Exercise task: Exclude the pictures, then repeat the remaining data exactly.

Given data:
** Begin **

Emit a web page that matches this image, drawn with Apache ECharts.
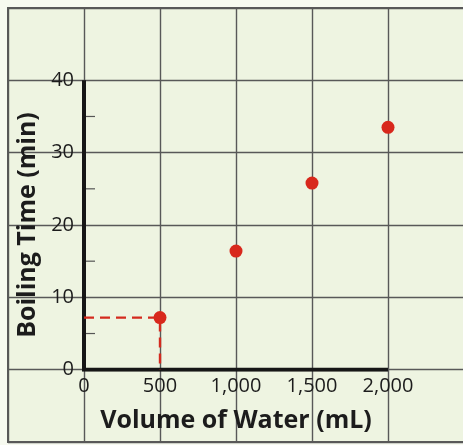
<!DOCTYPE html>
<html>
<head>
<meta charset="utf-8">
<script src="https://cdn.jsdelivr.net/npm/echarts@6/dist/echarts.min.js"></script>
<style>
html,body{margin:0;padding:0;background:#f7faf0;}
#c{width:463px;height:445px;}
</style>
</head>
<body>
<div id="c"></div>
<script>
// Data
const volumes = [500, 1000, 1500, 2000];          // mL
const boilTimes = [7.2, 16.4, 25.8, 33.5];        // min
const xTicks = [0, 500, 1000, 1500, 2000];
const yTicks = [0, 10, 20, 30, 40];
const yMinorTicks = [5, 15, 25, 35];
const guidePoint = [500, 7.2];
const xTitle = 'Volume of Water (mL)';
const yTitle = 'Boiling Time (min)';

const xMax = xTicks[xTicks.length - 1];
const yMax = yTicks[yTicks.length - 1];
const xStep = xTicks[1] - xTicks[0];
const yStep = yTicks[1] - yTicks[0];

const chart = echarts.init(document.getElementById('c'));
const labelFont = { fontFamily: 'Open Sans', fontSize: 20, color: '#1c1c1c' };
const nameFont = { fontFamily: 'Open Sans', fontSize: 25, fontWeight: 'bold', color: '#1c1c1c' };
const gridLine = { show: true, lineStyle: { color: '#585858', width: 1.4 } };

chart.setOption({
  animation: false,
  backgroundColor: '#f7faf0',
  grid: [
    { // background graph paper, one cell beyond the data range
      left: 8, top: 8, right: -1, bottom: 3,
      show: true, backgroundColor: '#eef4e1',
      borderColor: '#5a5a5a', borderWidth: 2,
      outerBoundsMode: 'none'
    },
    { // data area
      left: 84, top: 80.3, right: 75, bottom: 75.3,
      outerBoundsMode: 'none'
    }
  ],
  xAxis: [
    {
      gridIndex: 0, type: 'value',
      min: xTicks[0] - xStep, max: xMax + xStep, interval: xStep,
      axisLine: { show: false }, axisTick: { show: false }, axisLabel: { show: false },
      splitLine: gridLine
    },
    {
      gridIndex: 1, type: 'value', min: xTicks[0], max: xMax, interval: xStep,
      axisLine: { show: false }, axisTick: { show: false },
      splitLine: { show: false },
      axisLabel: { ...labelFont, margin: 7, formatter: v => v.toLocaleString('en-US') },
      name: xTitle, nameLocation: 'middle', nameGap: 39, nameTextStyle: nameFont
    }
  ],
  yAxis: [
    {
      gridIndex: 0, type: 'value',
      min: yTicks[0] - yStep, max: yMax + yStep, interval: yStep,
      axisLine: { show: false }, axisTick: { show: false }, axisLabel: { show: false },
      splitLine: gridLine
    },
    {
      gridIndex: 1, type: 'value', min: yTicks[0], max: yMax, interval: yStep,
      axisLine: { show: false }, axisTick: { show: false },
      splitLine: { show: false },
      axisLabel: { ...labelFont, margin: 10 },
      name: yTitle, nameLocation: 'middle', nameGap: 40, nameTextStyle: nameFont
    }
  ],
  series: [
    {
      type: 'line', xAxisIndex: 1, yAxisIndex: 1,
      data: [[0, yMax], [0, 0], [xMax, 0]],
      symbol: 'none',
      lineStyle: { color: '#161616', width: 4, cap: 'butt', join: 'miter' },
      silent: true, z: 3
    },
    {
      type: 'custom', xAxisIndex: 1, yAxisIndex: 1,
      data: yMinorTicks.map(v => [0, v]),
      renderItem: (params, api) => {
        const p = api.coord([api.value(0), api.value(1)]);
        return {
          type: 'line',
          shape: { x1: p[0] + 2, y1: p[1], x2: p[0] + 11, y2: p[1] },
          style: { stroke: '#555', lineWidth: 1.2 }
        };
      },
      silent: true, z: 3
    },
    {
      type: 'line', xAxisIndex: 1, yAxisIndex: 1,
      data: [[0, guidePoint[1]], guidePoint, [guidePoint[0], 0]],
      symbol: 'none',
      lineStyle: { color: '#d42a1e', width: 2.4, type: [10, 6] },
      silent: true, z: 4
    },
    {
      type: 'scatter', xAxisIndex: 1, yAxisIndex: 1,
      data: volumes.map((v, i) => [v, boilTimes[i]]),
      symbol: 'circle', symbolSize: 13,
      itemStyle: { color: '#d8281c', opacity: 1 },
      z: 5
    }
  ]
});
</script>
</body>
</html>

** End **

Task output:
Emit a web page that matches this image, drawn with Apache ECharts.
<!DOCTYPE html>
<html>
<head>
<meta charset="utf-8">
<script src="https://cdn.jsdelivr.net/npm/echarts@6/dist/echarts.min.js"></script>
<style>
html,body{margin:0;padding:0;background:#f7faf0;}
#c{width:463px;height:445px;}
</style>
</head>
<body>
<div id="c"></div>
<script>
// Data
const volumes = [500, 1000, 1500, 2000];          // mL
const boilTimes = [7.2, 16.4, 25.8, 33.5];        // min
const xTicks = [0, 500, 1000, 1500, 2000];
const yTicks = [0, 10, 20, 30, 40];
const yMinorTicks = [5, 15, 25, 35];
const guidePoint = [500, 7.2];
const xTitle = 'Volume of Water (mL)';
const yTitle = 'Boiling Time (min)';

const xMax = xTicks[xTicks.length - 1];
const yMax = yTicks[yTicks.length - 1];
const xStep = xTicks[1] - xTicks[0];
const yStep = yTicks[1] - yTicks[0];

const chart = echarts.init(document.getElementById('c'));
const labelFont = { fontFamily: 'Open Sans', fontSize: 20, color: '#1c1c1c' };
const nameFont = { fontFamily: 'Open Sans', fontSize: 25, fontWeight: 'bold', color: '#1c1c1c' };
const gridLine = { show: true, lineStyle: { color: '#585858', width: 1.4 } };

chart.setOption({
  animation: false,
  backgroundColor: '#f7faf0',
  grid: [
    { // background graph paper, one cell beyond the data range
      left: 8, top: 8, right: -1, bottom: 3,
      show: true, backgroundColor: '#eef4e1',
      borderColor: '#5a5a5a', borderWidth: 2,
      outerBoundsMode: 'none'
    },
    { // data area
      left: 84, top: 80.3, right: 75, bottom: 75.3,
      outerBoundsMode: 'none'
    }
  ],
  xAxis: [
    {
      gridIndex: 0, type: 'value',
      min: xTicks[0] - xStep, max: xMax + xStep, interval: xStep,
      axisLine: { show: false }, axisTick: { show: false }, axisLabel: { show: false },
      splitLine: gridLine
    },
    {
      gridIndex: 1, type: 'value', min: xTicks[0], max: xMax, interval: xStep,
      axisLine: { show: false }, axisTick: { show: false },
      splitLine: { show: false },
      axisLabel: { ...labelFont, margin: 7, formatter: v => v.toLocaleString('en-US') },
      name: xTitle, nameLocation: 'middle', nameGap: 39, nameTextStyle: nameFont
    }
  ],
  yAxis: [
    {
      gridIndex: 0, type: 'value',
      min: yTicks[0] - yStep, max: yMax + yStep, interval: yStep,
      axisLine: { show: false }, axisTick: { show: false }, axisLabel: { show: false },
      splitLine: gridLine
    },
    {
      gridIndex: 1, type: 'value', min: yTicks[0], max: yMax, interval: yStep,
      axisLine: { show: false }, axisTick: { show: false },
      splitLine: { show: false },
      axisLabel: { ...labelFont, margin: 10 },
      name: yTitle, nameLocation: 'middle', nameGap: 40, nameTextStyle: nameFont
    }
  ],
  series: [
    {
      type: 'line', xAxisIndex: 1, yAxisIndex: 1,
      data: [[0, yMax], [0, 0], [xMax, 0]],
      symbol: 'none',
      lineStyle: { color: '#161616', width: 4, cap: 'butt', join: 'miter' },
      silent: true, z: 3
    },
    {
      type: 'custom', xAxisIndex: 1, yAxisIndex: 1,
      data: yMinorTicks.map(v => [0, v]),
      renderItem: (params, api) => {
        const p = api.coord([api.value(0), api.value(1)]);
        return {
          type: 'line',
          shape: { x1: p[0] + 2, y1: p[1], x2: p[0] + 11, y2: p[1] },
          style: { stroke: '#555', lineWidth: 1.2 }
        };
      },
      silent: true, z: 3
    },
    {
      type: 'line', xAxisIndex: 1, yAxisIndex: 1,
      data: [[0, guidePoint[1]], guidePoint, [guidePoint[0], 0]],
      symbol: 'none',
      lineStyle: { color: '#d42a1e', width: 2.4, type: [10, 6] },
      silent: true, z: 4
    },
    {
      type: 'scatter', xAxisIndex: 1, yAxisIndex: 1,
      data: volumes.map((v, i) => [v, boilTimes[i]]),
      symbol: 'circle', symbolSize: 13,
      itemStyle: { color: '#d8281c', opacity: 1 },
      z: 5
    }
  ]
});
</script>
</body>
</html>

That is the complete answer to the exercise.